Data Recovery for my Western Digital Hard Drive
A quick ‘snapshot’ look at the statistics of the brands of hard drives that came to us for data recovery revealed something that really stood out.
I took a small sample of the last 50 requests for online quotes from the website over the past few days. In just the last 50 quote requests that were submitted online, 24 were for Western Digital hard drives! This is relative to the number of hard drives that that are checked in for recovery as well.
By no means am I singling out Western Digital, with the their brand being one of the oldest and most recognizable in the I.T. field as a whole, I would venture to say that there are just as many, if not more WD’s that have been functioning much past their predicted life expectancy.
Now math was never a strong suit for me, but even I can see that that equals 50%. In defense of Western Digital, I have always said that these statistics are somewhat skewed simply by the sheer dominance that they hold in the hard drive market. We’ve always seen “Western Digital”, “Western Digital Data Recovery“, and “Western Digital Passport Recovery” in our Google analytics. However with the further consolidation of hard disk drive manufacturers, it’s quite clear to see the rise of WD’s that are sent to us for Data Recovery. Once again, in defense of Western Digital, I must reiterate that there are just that many Western Digital drives in use.
For example, we may bring in an older WD600BB, 60GB WD internal IDE that has been functioning fine with zero issues for years, but now is suddenly no longer being recognized by the BIOS. (How can the average computer user access any files from a hard drive in which a computer does not even know exists?) You could certainly always try the hard drive in a different computer to rule out any other issues. However if there is any unusual noises at all, burning smells or burn marks on the hard drive, this is not advised. Things could go from bad to worse in a heartbeat.
This smaller capacity Western Digital could easily be directly followed into the lab by a larger Western Digital 4TB My Book Essential USB 3.0 that was accidentally dropped.
Another interesting fact is that there are drives that will have extremely premature failures. Some will give tell tale signs such as intermittent problems, possibly noisy, and erratic performance. Some hard drives will spontaneously fail with no advance warning at all. I’ve personally spoken with many clients who have a hard drive that was less than 6 months old, yet now is basically an expensive ‘paperweight’. (Another surprisingly high incident rate. )
It’ also actually pretty startling to see the number of drives that ‘slip out of hands’ or are simply dropped. Western Digital does not have much control over how their products are handled. But I do know of a few external HDD enclosures that in my opinion, were poorly designed for use in a vertical position. This may make room for more desk space, but as you can see by the picture on the left, could also lend itself to be easily knocked over.

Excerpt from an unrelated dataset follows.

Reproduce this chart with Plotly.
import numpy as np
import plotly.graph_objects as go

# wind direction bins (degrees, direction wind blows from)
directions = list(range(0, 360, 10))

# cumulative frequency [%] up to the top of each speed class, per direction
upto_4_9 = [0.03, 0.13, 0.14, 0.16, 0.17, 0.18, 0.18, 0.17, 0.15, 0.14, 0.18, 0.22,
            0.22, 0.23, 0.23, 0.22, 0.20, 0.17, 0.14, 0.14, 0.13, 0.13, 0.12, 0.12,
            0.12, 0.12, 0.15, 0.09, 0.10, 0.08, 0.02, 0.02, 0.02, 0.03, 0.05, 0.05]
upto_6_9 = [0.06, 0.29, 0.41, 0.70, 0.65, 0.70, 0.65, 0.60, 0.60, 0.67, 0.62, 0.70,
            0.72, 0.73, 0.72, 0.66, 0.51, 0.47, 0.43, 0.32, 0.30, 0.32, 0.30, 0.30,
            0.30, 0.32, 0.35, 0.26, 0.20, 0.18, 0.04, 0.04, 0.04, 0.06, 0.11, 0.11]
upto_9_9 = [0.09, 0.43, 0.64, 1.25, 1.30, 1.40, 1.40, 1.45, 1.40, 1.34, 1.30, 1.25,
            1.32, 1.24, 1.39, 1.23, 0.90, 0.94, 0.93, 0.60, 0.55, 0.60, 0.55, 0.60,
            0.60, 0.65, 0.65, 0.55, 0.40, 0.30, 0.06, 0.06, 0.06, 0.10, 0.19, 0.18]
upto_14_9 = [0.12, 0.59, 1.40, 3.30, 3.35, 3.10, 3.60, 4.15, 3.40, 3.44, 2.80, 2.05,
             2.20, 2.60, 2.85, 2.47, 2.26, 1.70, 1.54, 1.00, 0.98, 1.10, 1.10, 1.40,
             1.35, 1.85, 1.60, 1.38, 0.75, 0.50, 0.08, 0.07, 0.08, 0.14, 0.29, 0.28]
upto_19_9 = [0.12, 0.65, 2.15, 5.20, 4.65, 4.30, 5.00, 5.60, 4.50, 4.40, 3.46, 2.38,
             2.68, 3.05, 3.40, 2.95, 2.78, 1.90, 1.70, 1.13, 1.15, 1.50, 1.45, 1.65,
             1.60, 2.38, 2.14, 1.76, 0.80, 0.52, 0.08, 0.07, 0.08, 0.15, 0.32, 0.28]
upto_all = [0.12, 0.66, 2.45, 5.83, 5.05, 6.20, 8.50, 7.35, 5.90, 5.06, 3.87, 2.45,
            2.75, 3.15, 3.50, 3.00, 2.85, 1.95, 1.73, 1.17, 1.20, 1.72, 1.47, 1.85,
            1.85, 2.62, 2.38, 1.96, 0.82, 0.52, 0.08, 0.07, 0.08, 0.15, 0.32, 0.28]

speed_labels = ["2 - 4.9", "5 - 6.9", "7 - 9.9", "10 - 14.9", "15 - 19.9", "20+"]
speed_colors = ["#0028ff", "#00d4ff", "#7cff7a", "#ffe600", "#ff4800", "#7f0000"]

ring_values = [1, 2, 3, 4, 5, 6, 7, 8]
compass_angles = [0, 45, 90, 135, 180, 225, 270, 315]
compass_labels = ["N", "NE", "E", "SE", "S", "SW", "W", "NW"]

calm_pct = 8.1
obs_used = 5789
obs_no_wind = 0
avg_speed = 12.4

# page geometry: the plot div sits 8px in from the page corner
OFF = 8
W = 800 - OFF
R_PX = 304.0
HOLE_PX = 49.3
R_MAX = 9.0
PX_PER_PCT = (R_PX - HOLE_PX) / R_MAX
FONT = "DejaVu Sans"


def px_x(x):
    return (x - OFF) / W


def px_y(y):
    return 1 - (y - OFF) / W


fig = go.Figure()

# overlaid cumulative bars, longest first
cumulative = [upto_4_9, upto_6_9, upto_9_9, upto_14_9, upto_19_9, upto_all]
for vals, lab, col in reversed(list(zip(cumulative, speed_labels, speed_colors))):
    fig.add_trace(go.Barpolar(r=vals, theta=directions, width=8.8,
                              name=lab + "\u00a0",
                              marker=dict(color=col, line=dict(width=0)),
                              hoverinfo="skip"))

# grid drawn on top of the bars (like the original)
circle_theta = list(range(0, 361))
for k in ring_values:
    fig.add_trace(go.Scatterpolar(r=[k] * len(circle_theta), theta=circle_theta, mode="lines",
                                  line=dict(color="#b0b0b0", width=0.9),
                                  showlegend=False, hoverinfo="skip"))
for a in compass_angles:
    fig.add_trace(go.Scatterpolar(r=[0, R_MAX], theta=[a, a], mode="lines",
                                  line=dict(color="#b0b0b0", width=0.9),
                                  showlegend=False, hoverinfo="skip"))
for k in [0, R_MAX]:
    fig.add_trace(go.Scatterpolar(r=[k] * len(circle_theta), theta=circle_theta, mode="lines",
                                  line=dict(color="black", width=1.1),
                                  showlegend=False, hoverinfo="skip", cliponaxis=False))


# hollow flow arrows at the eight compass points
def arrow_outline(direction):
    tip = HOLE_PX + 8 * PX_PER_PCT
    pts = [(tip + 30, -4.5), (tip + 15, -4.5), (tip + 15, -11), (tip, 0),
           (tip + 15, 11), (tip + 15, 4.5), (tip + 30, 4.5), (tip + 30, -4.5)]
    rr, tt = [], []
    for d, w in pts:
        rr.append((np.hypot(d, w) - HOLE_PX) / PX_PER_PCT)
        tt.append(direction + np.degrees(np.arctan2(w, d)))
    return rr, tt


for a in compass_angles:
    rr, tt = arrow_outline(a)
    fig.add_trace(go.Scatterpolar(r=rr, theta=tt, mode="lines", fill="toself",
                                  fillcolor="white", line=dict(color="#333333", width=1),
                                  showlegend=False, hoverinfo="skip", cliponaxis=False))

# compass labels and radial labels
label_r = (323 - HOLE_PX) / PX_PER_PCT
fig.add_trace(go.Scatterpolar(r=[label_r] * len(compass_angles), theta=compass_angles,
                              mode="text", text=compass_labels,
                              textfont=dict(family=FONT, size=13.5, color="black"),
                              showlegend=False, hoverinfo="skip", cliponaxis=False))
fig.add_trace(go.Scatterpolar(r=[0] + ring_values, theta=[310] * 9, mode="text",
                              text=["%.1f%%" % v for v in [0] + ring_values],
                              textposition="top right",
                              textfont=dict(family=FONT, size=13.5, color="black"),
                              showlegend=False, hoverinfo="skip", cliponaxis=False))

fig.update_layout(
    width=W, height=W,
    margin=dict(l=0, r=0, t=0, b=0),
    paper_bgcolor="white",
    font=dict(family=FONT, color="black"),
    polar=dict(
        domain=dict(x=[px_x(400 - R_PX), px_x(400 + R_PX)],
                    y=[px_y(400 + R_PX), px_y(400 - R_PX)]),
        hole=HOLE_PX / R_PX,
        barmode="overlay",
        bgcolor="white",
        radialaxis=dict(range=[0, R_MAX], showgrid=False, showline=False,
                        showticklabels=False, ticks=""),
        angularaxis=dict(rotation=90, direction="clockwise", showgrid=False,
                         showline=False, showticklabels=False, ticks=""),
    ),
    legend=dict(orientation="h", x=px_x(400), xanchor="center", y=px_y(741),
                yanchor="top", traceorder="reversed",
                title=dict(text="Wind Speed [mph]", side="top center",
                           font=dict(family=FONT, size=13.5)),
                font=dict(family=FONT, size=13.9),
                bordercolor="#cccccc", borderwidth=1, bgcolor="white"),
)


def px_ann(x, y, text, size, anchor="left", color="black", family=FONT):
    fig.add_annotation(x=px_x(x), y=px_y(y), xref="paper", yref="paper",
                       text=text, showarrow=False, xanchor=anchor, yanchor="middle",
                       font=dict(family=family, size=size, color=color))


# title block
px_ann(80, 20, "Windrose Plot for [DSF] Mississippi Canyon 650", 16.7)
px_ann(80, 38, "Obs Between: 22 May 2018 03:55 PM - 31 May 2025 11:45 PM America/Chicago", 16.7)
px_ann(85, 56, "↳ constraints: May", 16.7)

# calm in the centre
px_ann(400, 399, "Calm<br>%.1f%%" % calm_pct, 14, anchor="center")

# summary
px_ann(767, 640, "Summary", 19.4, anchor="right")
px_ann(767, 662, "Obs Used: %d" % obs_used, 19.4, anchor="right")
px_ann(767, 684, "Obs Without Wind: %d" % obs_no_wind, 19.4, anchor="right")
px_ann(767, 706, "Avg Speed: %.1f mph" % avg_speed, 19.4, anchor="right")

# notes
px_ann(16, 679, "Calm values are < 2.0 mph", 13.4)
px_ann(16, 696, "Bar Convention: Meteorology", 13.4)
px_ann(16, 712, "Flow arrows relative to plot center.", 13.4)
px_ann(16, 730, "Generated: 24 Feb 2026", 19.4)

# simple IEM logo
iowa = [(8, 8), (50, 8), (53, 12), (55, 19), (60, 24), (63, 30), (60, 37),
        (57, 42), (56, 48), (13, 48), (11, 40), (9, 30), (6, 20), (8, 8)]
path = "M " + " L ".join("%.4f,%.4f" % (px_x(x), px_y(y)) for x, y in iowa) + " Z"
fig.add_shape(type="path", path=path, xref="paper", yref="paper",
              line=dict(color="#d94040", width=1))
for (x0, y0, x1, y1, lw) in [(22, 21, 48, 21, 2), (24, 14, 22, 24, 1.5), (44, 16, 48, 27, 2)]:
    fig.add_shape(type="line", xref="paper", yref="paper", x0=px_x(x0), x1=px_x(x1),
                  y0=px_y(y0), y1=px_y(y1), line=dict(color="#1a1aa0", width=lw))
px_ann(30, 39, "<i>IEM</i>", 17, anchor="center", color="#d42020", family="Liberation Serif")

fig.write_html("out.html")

Dropped External / Portable Hard Drive
I may not be the most graceful person myself, and I know that this can easily happen, but it still surprises me me as to how many external hard drives get dropped. (Not to mention how many laptop and notebook computers get dropped)
There are a slew of manufacturers that make durable and rugged external enclosures. Some such as ioSafe tout protective features that are designed to military specifications.
Lacie also makes enclosures which advertises a ‘drop-resistant’ aluminum-alloy shell and a shock-resistant rubber bumper.
Knowing what I know about hard drives, how they work, (as well as what can make them not work,) I would rather take the manufacturers word on that, as opposed to verifying myself by dropping a hard drive and then needing data recovery from said hard drive. Often times, a big factor on the amount of internal damage (if any) is whether or not the drive was in use, powered up or powered down, etc.,
Data Recovery is no Substitute for Data Backup
I think I would rather avoid needing a data recovery service altogether by always having a complete backup of any critical data. I know that it has been said ad nauseum to make backups. However for many businesses or individuals who have been through a complete hard drive failure, “once is enough”. The prices for data recovery, the stress of being without your files and even the possibility that it could be unrecoverable generally converts these people into backup believers.
“Make Backups.” Then “Make backups of your backups.”